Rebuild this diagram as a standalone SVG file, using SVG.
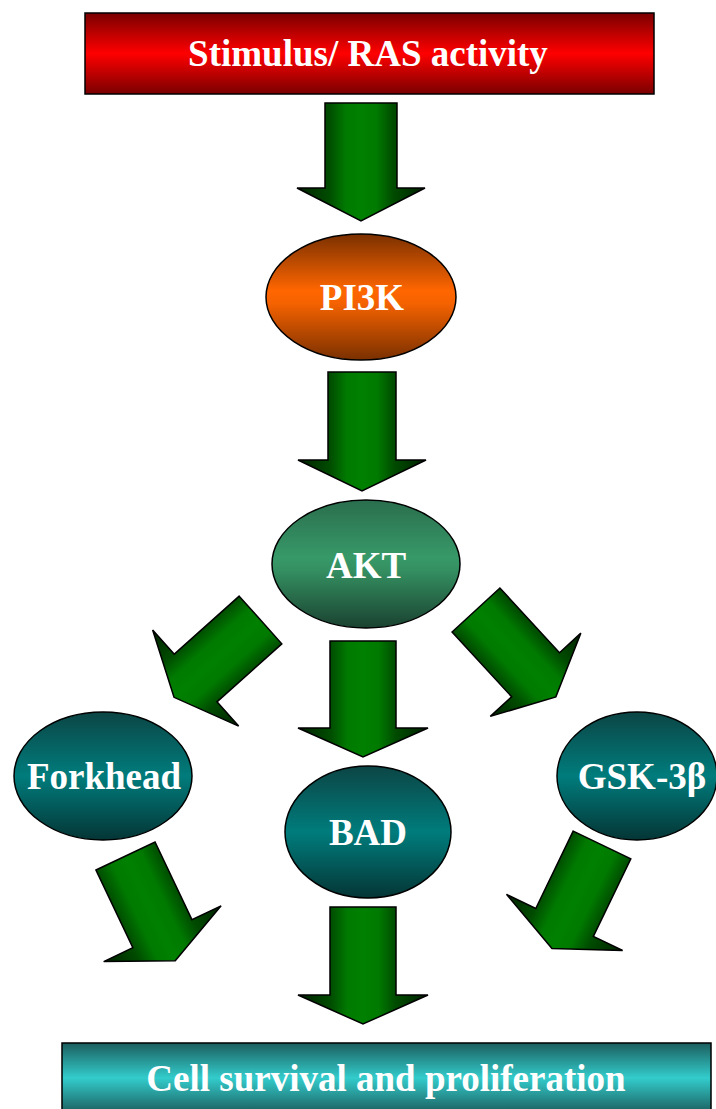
<svg xmlns="http://www.w3.org/2000/svg" width="716" height="1109" viewBox="0 0 716 1109">
<defs>
<linearGradient id="gRed" x1="0" y1="0" x2="0" y2="1">
<stop offset="0" stop-color="#7a0000"/><stop offset="0.5" stop-color="#ff0000"/><stop offset="1" stop-color="#7a0000"/>
</linearGradient>
<linearGradient id="gOrange" x1="0" y1="0" x2="0" y2="1">
<stop offset="0" stop-color="#7a3000"/><stop offset="0.45" stop-color="#ff6600"/><stop offset="0.55" stop-color="#f56200"/><stop offset="1" stop-color="#7a3000"/>
</linearGradient>
<linearGradient id="gSea" x1="0" y1="0" x2="0" y2="1">
<stop offset="0" stop-color="#2a6e4d"/><stop offset="0.45" stop-color="#379968"/><stop offset="0.55" stop-color="#348f61"/><stop offset="1" stop-color="#1a4230"/>
</linearGradient>
<linearGradient id="gTeal" x1="0" y1="0" x2="0" y2="1">
<stop offset="0" stop-color="#0c4545"/><stop offset="0.5" stop-color="#007c7c"/><stop offset="1" stop-color="#053535"/>
</linearGradient>
<linearGradient id="gCyan" x1="0" y1="0" x2="0" y2="1">
<stop offset="0" stop-color="#1c5e5e"/><stop offset="0.5" stop-color="#33cccc"/><stop offset="1" stop-color="#1c5e5e"/>
</linearGradient>
<linearGradient id="gGreen" x1="0" y1="0" x2="1" y2="0">
<stop offset="0" stop-color="#002000"/><stop offset="0.25" stop-color="#004c00"/><stop offset="0.38" stop-color="#007a00"/><stop offset="0.5" stop-color="#008000"/><stop offset="0.62" stop-color="#007a00"/><stop offset="0.75" stop-color="#004c00"/><stop offset="1" stop-color="#002000"/>
</linearGradient>
<style>
.lbl{font-family:"Liberation Serif","Times New Roman",serif;font-weight:bold;font-size:37px;fill:#ffffff;text-anchor:middle}
.nd{stroke:#000;stroke-width:1.5}
.arr{fill:url(#gGreen);stroke:#000;stroke-width:1.5;stroke-linejoin:miter}
</style>
</defs>
<g id="connectors">
<path class="arr" transform="translate(361,103)" d="M-36,0 H36 V85 H64 L0,118 L-64,85 H-36 Z"/>
<path class="arr" transform="translate(362,372)" d="M-34,0 H34 V88 H64 L0,119 L-64,88 H-34 Z"/>
<path class="arr" transform="translate(260.5,620) rotate(48.2)" d="M-32,0 H32 V87 H64.5 L0,116 L-64.5,87 H-32 Z"/>
<path class="arr" transform="translate(363,641)" d="M-33,0 H33 V87 H65 L0,116 L-65,87 H-33 Z"/>
<path class="arr" transform="translate(476,610) rotate(-42.6)" d="M-32.5,0 H32.5 V88 H61.5 L0,118 L-61.5,88 H-32.5 Z"/>
<path class="arr" transform="translate(125.5,856) rotate(-25.4)" d="M-32.7,0 H32.7 V86 H65 L0,116 L-65,86 H-32.7 Z"/>
<path class="arr" transform="translate(363,907)" d="M-33,0 H33 V88 H65 L0,117 L-65,88 H-33 Z"/>
<path class="arr" transform="translate(602,845) rotate(25.8)" d="M-32,0 H32 V86 H64.5 L0,115 L-64.5,86 H-32 Z"/>
</g>
<g id="stimulus">
<rect class="nd" x="85" y="13" width="569" height="81" fill="url(#gRed)" stroke-width="2"/>
<text class="lbl" x="368" y="66">Stimulus/ RAS activity</text>
</g>
<g id="pi3k">
<ellipse class="nd" cx="361" cy="297" rx="95" ry="63" fill="url(#gOrange)"/>
<text class="lbl" x="362" y="310">PI3K</text>
</g>
<g id="akt">
<ellipse class="nd" cx="366" cy="564" rx="94" ry="64" fill="url(#gSea)"/>
<text class="lbl" x="366" y="578">AKT</text>
</g>
<g id="forkhead">
<ellipse class="nd" cx="103" cy="776" rx="89" ry="64" fill="url(#gTeal)"/>
<text class="lbl" x="104" y="789">Forkhead</text>
</g>
<g id="bad">
<ellipse class="nd" cx="368" cy="832" rx="83" ry="66" fill="url(#gTeal)"/>
<text class="lbl" x="368" y="845">BAD</text>
</g>
<g id="gsk3b">
<ellipse class="nd" cx="637" cy="776" rx="80" ry="64" fill="url(#gTeal)"/>
<text class="lbl" x="642" y="789">GSK-3β</text>
</g>
<g id="cell-survival">
<rect class="nd" x="62" y="1043" width="649" height="70" fill="url(#gCyan)" stroke-width="2"/>
<text class="lbl" x="386" y="1091">Cell survival and proliferation</text>
</g>
</svg>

*****

● Problem details
Return the listing above word for word, with the pictures removed.

● Result below
Rebuild this diagram as a standalone SVG file, using SVG.
<svg xmlns="http://www.w3.org/2000/svg" width="716" height="1109" viewBox="0 0 716 1109">
<defs>
<linearGradient id="gRed" x1="0" y1="0" x2="0" y2="1">
<stop offset="0" stop-color="#7a0000"/><stop offset="0.5" stop-color="#ff0000"/><stop offset="1" stop-color="#7a0000"/>
</linearGradient>
<linearGradient id="gOrange" x1="0" y1="0" x2="0" y2="1">
<stop offset="0" stop-color="#7a3000"/><stop offset="0.45" stop-color="#ff6600"/><stop offset="0.55" stop-color="#f56200"/><stop offset="1" stop-color="#7a3000"/>
</linearGradient>
<linearGradient id="gSea" x1="0" y1="0" x2="0" y2="1">
<stop offset="0" stop-color="#2a6e4d"/><stop offset="0.45" stop-color="#379968"/><stop offset="0.55" stop-color="#348f61"/><stop offset="1" stop-color="#1a4230"/>
</linearGradient>
<linearGradient id="gTeal" x1="0" y1="0" x2="0" y2="1">
<stop offset="0" stop-color="#0c4545"/><stop offset="0.5" stop-color="#007c7c"/><stop offset="1" stop-color="#053535"/>
</linearGradient>
<linearGradient id="gCyan" x1="0" y1="0" x2="0" y2="1">
<stop offset="0" stop-color="#1c5e5e"/><stop offset="0.5" stop-color="#33cccc"/><stop offset="1" stop-color="#1c5e5e"/>
</linearGradient>
<linearGradient id="gGreen" x1="0" y1="0" x2="1" y2="0">
<stop offset="0" stop-color="#002000"/><stop offset="0.25" stop-color="#004c00"/><stop offset="0.38" stop-color="#007a00"/><stop offset="0.5" stop-color="#008000"/><stop offset="0.62" stop-color="#007a00"/><stop offset="0.75" stop-color="#004c00"/><stop offset="1" stop-color="#002000"/>
</linearGradient>
<style>
.lbl{font-family:"Liberation Serif","Times New Roman",serif;font-weight:bold;font-size:37px;fill:#ffffff;text-anchor:middle}
.nd{stroke:#000;stroke-width:1.5}
.arr{fill:url(#gGreen);stroke:#000;stroke-width:1.5;stroke-linejoin:miter}
</style>
</defs>
<g id="connectors">
<path class="arr" transform="translate(361,103)" d="M-36,0 H36 V85 H64 L0,118 L-64,85 H-36 Z"/>
<path class="arr" transform="translate(362,372)" d="M-34,0 H34 V88 H64 L0,119 L-64,88 H-34 Z"/>
<path class="arr" transform="translate(260.5,620) rotate(48.2)" d="M-32,0 H32 V87 H64.5 L0,116 L-64.5,87 H-32 Z"/>
<path class="arr" transform="translate(363,641)" d="M-33,0 H33 V87 H65 L0,116 L-65,87 H-33 Z"/>
<path class="arr" transform="translate(476,610) rotate(-42.6)" d="M-32.5,0 H32.5 V88 H61.5 L0,118 L-61.5,88 H-32.5 Z"/>
<path class="arr" transform="translate(125.5,856) rotate(-25.4)" d="M-32.7,0 H32.7 V86 H65 L0,116 L-65,86 H-32.7 Z"/>
<path class="arr" transform="translate(363,907)" d="M-33,0 H33 V88 H65 L0,117 L-65,88 H-33 Z"/>
<path class="arr" transform="translate(602,845) rotate(25.8)" d="M-32,0 H32 V86 H64.5 L0,115 L-64.5,86 H-32 Z"/>
</g>
<g id="stimulus">
<rect class="nd" x="85" y="13" width="569" height="81" fill="url(#gRed)" stroke-width="2"/>
<text class="lbl" x="368" y="66">Stimulus/ RAS activity</text>
</g>
<g id="pi3k">
<ellipse class="nd" cx="361" cy="297" rx="95" ry="63" fill="url(#gOrange)"/>
<text class="lbl" x="362" y="310">PI3K</text>
</g>
<g id="akt">
<ellipse class="nd" cx="366" cy="564" rx="94" ry="64" fill="url(#gSea)"/>
<text class="lbl" x="366" y="578">AKT</text>
</g>
<g id="forkhead">
<ellipse class="nd" cx="103" cy="776" rx="89" ry="64" fill="url(#gTeal)"/>
<text class="lbl" x="104" y="789">Forkhead</text>
</g>
<g id="bad">
<ellipse class="nd" cx="368" cy="832" rx="83" ry="66" fill="url(#gTeal)"/>
<text class="lbl" x="368" y="845">BAD</text>
</g>
<g id="gsk3b">
<ellipse class="nd" cx="637" cy="776" rx="80" ry="64" fill="url(#gTeal)"/>
<text class="lbl" x="642" y="789">GSK-3β</text>
</g>
<g id="cell-survival">
<rect class="nd" x="62" y="1043" width="649" height="70" fill="url(#gCyan)" stroke-width="2"/>
<text class="lbl" x="386" y="1091">Cell survival and proliferation</text>
</g>
</svg>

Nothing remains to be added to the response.